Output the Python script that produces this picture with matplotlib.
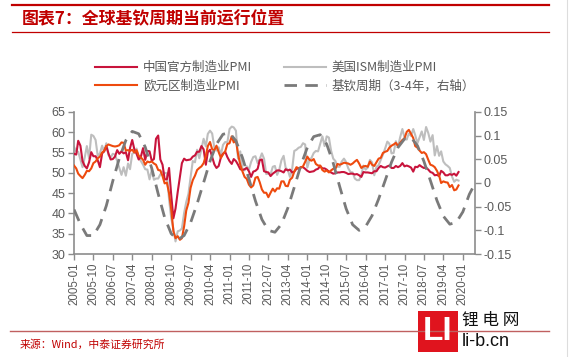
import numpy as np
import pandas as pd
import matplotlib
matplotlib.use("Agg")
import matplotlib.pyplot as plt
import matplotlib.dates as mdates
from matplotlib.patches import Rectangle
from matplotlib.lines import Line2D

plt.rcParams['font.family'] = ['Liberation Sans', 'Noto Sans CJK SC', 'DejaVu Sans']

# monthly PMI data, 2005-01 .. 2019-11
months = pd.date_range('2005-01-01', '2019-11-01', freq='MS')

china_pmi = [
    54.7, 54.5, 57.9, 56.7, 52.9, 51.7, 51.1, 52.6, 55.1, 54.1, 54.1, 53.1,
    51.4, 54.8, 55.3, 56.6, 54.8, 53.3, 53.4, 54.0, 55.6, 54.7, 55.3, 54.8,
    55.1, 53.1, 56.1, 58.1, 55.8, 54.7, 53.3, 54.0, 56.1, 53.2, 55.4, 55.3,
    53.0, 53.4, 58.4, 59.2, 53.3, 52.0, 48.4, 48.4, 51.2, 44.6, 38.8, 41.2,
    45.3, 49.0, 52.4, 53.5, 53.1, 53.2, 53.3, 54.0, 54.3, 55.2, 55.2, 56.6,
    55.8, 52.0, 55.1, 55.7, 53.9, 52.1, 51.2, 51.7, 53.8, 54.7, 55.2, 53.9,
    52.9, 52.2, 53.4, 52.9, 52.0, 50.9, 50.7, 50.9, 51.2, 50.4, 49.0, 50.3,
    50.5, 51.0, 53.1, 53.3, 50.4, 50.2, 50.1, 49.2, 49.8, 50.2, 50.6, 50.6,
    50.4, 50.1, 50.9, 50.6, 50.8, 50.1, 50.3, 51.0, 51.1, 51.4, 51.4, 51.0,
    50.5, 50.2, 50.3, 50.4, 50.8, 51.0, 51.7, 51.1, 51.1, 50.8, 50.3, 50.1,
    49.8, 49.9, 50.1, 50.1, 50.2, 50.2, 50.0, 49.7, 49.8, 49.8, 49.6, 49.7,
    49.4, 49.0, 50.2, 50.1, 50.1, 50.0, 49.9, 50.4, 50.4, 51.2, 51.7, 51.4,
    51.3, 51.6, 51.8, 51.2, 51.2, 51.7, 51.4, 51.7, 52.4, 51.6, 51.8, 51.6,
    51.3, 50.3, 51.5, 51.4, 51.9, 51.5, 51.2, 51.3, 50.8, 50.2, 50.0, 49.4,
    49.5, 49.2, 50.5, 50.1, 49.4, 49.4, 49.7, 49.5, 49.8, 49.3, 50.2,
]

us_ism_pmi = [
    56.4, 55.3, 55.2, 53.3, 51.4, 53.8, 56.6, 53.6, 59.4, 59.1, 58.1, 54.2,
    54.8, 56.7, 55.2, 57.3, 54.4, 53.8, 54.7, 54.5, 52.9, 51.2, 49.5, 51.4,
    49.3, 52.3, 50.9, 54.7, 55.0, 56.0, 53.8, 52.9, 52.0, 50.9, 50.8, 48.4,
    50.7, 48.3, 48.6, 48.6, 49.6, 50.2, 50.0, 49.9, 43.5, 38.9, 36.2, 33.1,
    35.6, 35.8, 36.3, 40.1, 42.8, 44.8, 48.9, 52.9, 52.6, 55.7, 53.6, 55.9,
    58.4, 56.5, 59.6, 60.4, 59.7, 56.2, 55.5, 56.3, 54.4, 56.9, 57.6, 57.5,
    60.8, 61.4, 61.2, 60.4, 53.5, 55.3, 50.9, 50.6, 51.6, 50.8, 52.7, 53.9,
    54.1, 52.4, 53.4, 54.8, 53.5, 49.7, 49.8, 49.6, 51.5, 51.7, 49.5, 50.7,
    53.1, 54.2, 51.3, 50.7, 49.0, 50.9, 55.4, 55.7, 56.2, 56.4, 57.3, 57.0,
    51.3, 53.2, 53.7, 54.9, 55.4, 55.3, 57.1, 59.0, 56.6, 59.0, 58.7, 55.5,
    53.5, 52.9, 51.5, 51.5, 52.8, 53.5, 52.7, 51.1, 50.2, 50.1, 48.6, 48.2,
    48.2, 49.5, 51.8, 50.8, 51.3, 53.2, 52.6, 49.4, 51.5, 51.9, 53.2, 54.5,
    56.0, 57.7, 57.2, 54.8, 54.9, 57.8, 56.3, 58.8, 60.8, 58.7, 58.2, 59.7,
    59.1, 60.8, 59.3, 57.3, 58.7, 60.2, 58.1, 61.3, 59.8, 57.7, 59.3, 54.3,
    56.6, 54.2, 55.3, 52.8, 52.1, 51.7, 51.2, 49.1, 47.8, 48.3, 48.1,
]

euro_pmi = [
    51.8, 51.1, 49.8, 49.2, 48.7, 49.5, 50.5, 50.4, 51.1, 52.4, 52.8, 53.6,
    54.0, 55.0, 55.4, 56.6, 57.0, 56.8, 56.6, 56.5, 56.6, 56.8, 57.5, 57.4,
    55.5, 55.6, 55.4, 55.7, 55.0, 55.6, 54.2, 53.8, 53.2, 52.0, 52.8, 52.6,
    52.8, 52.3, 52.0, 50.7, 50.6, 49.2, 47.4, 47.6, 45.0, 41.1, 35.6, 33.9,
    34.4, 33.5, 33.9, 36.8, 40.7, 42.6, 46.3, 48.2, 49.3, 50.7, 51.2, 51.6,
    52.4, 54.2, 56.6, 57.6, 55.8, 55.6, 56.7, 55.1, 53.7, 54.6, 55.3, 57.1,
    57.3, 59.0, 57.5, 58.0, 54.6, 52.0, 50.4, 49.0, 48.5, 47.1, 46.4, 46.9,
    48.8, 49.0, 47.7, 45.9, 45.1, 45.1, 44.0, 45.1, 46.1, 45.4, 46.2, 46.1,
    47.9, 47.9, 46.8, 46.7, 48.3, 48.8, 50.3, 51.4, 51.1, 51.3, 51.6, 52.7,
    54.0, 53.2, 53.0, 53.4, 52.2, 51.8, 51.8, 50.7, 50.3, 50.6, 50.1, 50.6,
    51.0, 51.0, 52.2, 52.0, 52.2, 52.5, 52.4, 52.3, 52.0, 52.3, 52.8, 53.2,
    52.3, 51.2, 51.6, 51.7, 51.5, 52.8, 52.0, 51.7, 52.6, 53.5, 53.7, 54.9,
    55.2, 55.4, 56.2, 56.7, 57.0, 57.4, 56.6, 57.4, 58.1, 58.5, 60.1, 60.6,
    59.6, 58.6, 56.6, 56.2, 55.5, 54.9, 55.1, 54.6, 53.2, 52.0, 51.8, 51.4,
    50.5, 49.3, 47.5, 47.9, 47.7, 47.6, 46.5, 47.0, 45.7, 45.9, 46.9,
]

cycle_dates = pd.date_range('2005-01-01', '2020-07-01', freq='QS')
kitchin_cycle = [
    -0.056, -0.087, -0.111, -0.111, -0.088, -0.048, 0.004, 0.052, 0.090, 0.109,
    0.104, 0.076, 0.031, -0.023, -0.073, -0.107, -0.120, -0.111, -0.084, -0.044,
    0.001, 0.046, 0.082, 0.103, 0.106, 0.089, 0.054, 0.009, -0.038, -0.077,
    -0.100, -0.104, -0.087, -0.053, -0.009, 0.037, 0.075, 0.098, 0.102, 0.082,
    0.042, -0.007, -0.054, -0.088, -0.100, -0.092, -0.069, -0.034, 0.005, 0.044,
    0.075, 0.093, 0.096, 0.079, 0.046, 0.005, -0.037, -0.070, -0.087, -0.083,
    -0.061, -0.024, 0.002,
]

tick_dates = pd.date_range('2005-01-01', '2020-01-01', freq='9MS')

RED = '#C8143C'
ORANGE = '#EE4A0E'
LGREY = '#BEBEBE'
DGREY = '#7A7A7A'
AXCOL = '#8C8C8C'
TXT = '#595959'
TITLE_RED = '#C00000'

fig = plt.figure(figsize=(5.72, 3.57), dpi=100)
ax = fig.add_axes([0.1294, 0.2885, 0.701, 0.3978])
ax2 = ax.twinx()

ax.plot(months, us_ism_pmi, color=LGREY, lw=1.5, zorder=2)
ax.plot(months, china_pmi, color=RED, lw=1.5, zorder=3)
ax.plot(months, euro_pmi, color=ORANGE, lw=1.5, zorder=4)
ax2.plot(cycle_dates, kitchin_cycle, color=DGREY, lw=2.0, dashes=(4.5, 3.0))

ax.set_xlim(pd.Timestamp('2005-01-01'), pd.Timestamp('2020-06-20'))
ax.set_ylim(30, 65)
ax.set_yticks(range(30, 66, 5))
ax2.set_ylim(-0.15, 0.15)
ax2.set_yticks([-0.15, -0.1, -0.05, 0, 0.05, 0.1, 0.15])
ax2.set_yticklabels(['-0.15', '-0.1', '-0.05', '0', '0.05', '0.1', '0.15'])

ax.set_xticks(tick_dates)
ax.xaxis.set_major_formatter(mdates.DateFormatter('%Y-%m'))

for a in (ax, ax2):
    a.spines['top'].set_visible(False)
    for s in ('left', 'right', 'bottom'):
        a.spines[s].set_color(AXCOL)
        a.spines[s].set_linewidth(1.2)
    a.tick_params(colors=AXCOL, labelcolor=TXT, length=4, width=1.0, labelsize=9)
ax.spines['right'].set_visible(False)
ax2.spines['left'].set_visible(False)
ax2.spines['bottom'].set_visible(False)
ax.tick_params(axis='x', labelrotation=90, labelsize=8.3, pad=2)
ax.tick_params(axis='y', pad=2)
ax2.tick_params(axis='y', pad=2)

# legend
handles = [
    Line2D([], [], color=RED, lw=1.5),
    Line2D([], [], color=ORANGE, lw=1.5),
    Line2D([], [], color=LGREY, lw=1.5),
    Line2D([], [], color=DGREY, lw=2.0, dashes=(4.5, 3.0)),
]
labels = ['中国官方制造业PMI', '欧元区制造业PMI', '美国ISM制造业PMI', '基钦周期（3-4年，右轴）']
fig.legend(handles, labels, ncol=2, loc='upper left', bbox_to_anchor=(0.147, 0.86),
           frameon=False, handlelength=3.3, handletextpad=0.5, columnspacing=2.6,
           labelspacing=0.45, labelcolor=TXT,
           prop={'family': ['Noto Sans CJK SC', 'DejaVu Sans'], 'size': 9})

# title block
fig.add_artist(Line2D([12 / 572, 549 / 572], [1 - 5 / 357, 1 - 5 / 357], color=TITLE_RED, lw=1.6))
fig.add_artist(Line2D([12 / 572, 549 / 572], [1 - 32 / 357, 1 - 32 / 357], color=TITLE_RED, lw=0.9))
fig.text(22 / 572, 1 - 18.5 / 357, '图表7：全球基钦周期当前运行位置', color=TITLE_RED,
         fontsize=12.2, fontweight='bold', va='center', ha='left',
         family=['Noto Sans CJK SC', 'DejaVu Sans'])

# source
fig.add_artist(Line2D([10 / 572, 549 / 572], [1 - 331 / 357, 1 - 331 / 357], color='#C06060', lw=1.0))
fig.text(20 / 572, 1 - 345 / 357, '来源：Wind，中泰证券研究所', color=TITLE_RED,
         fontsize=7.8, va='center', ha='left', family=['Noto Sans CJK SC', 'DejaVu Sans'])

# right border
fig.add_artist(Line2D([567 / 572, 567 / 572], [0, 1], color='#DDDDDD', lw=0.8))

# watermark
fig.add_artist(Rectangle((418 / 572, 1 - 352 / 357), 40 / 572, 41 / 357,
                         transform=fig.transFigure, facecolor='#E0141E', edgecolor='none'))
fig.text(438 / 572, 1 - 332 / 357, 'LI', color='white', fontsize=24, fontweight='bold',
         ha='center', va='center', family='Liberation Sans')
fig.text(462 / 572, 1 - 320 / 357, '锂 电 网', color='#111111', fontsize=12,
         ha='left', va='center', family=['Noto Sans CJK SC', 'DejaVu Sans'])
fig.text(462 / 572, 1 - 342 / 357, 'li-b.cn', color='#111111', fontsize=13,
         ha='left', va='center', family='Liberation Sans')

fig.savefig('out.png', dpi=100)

Stated problem:
From the opening line of the listing above through the line bearing "months = pd.date_range('2005-01-01', '2019-11-01', freq='MS')", repeat each line exactly. Drop every picture.

Complete response:
Output the Python script that produces this picture with matplotlib.
import numpy as np
import pandas as pd
import matplotlib
matplotlib.use("Agg")
import matplotlib.pyplot as plt
import matplotlib.dates as mdates
from matplotlib.patches import Rectangle
from matplotlib.lines import Line2D

plt.rcParams['font.family'] = ['Liberation Sans', 'Noto Sans CJK SC', 'DejaVu Sans']

# monthly PMI data, 2005-01 .. 2019-11
months = pd.date_range('2005-01-01', '2019-11-01', freq='MS')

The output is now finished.